ITEMS:
_____
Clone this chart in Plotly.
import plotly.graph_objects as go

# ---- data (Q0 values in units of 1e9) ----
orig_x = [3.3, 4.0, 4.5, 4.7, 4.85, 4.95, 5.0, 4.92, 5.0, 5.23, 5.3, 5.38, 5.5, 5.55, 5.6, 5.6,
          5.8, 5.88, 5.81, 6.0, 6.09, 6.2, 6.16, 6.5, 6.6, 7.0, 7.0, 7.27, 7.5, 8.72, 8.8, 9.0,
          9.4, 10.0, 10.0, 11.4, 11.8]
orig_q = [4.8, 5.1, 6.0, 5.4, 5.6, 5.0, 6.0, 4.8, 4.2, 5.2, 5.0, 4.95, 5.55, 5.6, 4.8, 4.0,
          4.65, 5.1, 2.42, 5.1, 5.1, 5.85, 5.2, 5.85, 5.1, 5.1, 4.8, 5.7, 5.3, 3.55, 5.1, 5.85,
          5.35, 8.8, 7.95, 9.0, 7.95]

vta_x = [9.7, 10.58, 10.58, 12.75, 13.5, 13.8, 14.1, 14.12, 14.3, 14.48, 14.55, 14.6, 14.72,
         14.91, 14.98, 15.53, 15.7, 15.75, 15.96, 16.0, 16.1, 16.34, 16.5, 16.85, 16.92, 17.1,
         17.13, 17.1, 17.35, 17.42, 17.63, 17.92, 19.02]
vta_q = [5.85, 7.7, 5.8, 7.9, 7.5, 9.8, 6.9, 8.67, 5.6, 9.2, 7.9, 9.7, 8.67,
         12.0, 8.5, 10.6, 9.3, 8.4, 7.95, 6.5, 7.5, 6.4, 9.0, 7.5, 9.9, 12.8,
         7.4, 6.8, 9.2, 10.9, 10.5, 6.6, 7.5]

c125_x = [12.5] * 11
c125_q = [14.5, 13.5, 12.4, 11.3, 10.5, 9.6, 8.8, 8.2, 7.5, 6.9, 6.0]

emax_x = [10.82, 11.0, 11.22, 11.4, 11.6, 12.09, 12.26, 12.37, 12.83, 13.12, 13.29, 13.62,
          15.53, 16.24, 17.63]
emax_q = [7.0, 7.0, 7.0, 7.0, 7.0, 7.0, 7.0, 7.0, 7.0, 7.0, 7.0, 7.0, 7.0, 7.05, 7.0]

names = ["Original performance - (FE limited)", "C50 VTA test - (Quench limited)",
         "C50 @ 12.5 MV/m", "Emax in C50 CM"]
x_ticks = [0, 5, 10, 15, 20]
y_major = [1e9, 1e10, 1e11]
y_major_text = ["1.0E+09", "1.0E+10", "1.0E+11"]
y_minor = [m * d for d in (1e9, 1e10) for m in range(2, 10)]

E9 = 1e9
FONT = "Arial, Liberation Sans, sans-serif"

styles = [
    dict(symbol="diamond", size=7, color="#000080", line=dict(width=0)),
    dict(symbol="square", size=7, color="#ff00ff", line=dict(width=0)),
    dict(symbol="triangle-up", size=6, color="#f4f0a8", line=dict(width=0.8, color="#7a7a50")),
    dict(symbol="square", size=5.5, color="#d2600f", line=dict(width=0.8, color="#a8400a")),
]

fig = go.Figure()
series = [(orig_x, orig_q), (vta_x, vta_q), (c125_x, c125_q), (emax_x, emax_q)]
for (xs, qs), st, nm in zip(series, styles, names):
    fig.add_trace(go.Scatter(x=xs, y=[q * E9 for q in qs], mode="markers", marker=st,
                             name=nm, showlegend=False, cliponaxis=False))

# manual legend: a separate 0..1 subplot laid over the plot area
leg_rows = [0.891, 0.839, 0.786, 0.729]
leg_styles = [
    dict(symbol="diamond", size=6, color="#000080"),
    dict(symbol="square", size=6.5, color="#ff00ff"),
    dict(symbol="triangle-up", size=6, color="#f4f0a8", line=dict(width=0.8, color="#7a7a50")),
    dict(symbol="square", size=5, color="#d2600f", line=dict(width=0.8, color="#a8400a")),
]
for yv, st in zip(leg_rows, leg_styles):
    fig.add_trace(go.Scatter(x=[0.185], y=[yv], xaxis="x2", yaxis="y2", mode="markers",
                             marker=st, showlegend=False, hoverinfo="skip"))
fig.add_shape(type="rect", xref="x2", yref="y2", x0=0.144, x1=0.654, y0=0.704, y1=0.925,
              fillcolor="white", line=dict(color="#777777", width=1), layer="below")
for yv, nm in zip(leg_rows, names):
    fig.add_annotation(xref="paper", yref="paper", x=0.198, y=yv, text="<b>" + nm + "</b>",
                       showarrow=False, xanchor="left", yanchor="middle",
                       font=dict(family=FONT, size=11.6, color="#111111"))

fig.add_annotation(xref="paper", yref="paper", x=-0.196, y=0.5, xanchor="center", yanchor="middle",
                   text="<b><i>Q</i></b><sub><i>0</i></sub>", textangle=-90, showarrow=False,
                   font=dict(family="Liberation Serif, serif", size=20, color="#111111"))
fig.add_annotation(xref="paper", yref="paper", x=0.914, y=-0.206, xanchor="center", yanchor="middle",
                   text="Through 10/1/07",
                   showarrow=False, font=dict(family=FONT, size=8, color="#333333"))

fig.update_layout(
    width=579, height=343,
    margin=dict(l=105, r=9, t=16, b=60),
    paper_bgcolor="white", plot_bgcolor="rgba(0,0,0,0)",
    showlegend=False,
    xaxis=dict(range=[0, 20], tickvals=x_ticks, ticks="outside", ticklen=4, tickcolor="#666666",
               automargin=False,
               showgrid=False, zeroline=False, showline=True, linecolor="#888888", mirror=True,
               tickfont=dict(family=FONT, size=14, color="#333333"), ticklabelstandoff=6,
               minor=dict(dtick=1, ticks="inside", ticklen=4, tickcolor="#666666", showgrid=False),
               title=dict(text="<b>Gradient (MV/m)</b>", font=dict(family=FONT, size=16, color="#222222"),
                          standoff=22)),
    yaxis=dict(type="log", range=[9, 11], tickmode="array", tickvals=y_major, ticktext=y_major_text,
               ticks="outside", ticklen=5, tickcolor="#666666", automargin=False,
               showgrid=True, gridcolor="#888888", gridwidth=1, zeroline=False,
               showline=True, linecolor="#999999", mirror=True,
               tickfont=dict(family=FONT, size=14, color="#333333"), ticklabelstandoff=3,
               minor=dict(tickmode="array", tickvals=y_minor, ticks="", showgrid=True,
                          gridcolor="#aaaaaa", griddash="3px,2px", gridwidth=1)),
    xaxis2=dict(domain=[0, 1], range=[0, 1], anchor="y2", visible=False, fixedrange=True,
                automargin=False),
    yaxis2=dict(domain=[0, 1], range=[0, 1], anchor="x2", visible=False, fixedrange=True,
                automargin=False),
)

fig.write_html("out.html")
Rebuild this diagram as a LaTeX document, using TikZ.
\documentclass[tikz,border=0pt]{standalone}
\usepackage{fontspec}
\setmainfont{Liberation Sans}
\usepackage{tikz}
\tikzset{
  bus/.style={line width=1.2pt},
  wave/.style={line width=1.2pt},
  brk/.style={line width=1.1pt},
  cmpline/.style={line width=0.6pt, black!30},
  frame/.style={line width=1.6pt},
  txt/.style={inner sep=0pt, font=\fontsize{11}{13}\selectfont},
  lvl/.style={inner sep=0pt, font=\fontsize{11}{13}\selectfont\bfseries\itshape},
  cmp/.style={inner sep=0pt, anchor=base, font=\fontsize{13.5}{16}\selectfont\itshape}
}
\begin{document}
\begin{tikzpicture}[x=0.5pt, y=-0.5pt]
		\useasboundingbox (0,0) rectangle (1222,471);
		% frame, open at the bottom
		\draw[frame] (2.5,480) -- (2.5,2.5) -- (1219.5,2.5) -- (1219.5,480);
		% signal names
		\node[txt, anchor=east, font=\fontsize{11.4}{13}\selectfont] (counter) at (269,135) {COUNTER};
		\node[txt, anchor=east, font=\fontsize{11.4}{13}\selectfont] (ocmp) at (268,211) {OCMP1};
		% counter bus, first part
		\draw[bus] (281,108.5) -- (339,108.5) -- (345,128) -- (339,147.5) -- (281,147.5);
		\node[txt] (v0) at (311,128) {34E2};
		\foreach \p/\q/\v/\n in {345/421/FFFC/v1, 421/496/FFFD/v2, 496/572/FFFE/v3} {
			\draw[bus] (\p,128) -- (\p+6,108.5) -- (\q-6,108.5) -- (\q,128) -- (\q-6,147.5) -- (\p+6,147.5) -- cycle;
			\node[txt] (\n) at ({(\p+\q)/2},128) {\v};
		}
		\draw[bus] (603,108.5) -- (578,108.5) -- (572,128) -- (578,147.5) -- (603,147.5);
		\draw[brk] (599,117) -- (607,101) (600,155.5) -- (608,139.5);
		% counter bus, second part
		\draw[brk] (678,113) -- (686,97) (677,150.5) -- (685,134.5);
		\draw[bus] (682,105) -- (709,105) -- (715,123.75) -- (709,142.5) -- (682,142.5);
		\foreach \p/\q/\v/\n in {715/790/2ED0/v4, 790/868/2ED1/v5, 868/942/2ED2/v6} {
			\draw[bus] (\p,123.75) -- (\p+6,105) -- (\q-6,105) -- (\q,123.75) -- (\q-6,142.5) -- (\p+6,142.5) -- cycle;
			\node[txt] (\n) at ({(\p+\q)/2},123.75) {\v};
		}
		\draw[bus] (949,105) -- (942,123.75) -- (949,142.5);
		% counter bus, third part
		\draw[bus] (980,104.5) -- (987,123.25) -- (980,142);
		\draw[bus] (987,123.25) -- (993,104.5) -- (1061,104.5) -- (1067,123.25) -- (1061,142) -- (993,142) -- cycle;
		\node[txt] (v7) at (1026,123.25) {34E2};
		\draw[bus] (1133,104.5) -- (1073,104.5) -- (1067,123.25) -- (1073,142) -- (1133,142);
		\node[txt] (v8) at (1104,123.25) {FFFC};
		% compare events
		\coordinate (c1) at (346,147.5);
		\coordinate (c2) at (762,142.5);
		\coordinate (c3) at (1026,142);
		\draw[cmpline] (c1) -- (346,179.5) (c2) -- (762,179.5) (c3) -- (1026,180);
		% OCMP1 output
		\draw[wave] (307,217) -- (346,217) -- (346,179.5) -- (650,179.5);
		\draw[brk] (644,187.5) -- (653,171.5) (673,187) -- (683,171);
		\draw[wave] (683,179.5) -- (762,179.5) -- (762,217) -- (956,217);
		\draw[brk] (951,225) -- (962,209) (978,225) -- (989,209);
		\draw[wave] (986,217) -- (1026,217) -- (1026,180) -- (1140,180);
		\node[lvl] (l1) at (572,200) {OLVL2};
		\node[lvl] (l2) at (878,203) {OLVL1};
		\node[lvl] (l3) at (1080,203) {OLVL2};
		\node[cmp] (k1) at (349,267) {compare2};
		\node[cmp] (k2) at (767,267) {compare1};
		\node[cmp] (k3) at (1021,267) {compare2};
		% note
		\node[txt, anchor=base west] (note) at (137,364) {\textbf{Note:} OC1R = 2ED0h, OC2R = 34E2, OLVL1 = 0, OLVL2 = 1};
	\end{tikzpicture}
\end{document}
_____
INSTRUCTION: Look above and return each line of the records exactly, from the very first through the line with "5.35, 8.8, 7.95, 9.0, 7.95]", both included.

PROBLEM SOLUTION:
Clone this chart in Plotly.
import plotly.graph_objects as go

# ---- data (Q0 values in units of 1e9) ----
orig_x = [3.3, 4.0, 4.5, 4.7, 4.85, 4.95, 5.0, 4.92, 5.0, 5.23, 5.3, 5.38, 5.5, 5.55, 5.6, 5.6,
          5.8, 5.88, 5.81, 6.0, 6.09, 6.2, 6.16, 6.5, 6.6, 7.0, 7.0, 7.27, 7.5, 8.72, 8.8, 9.0,
          9.4, 10.0, 10.0, 11.4, 11.8]
orig_q = [4.8, 5.1, 6.0, 5.4, 5.6, 5.0, 6.0, 4.8, 4.2, 5.2, 5.0, 4.95, 5.55, 5.6, 4.8, 4.0,
          4.65, 5.1, 2.42, 5.1, 5.1, 5.85, 5.2, 5.85, 5.1, 5.1, 4.8, 5.7, 5.3, 3.55, 5.1, 5.85,
          5.35, 8.8, 7.95, 9.0, 7.95]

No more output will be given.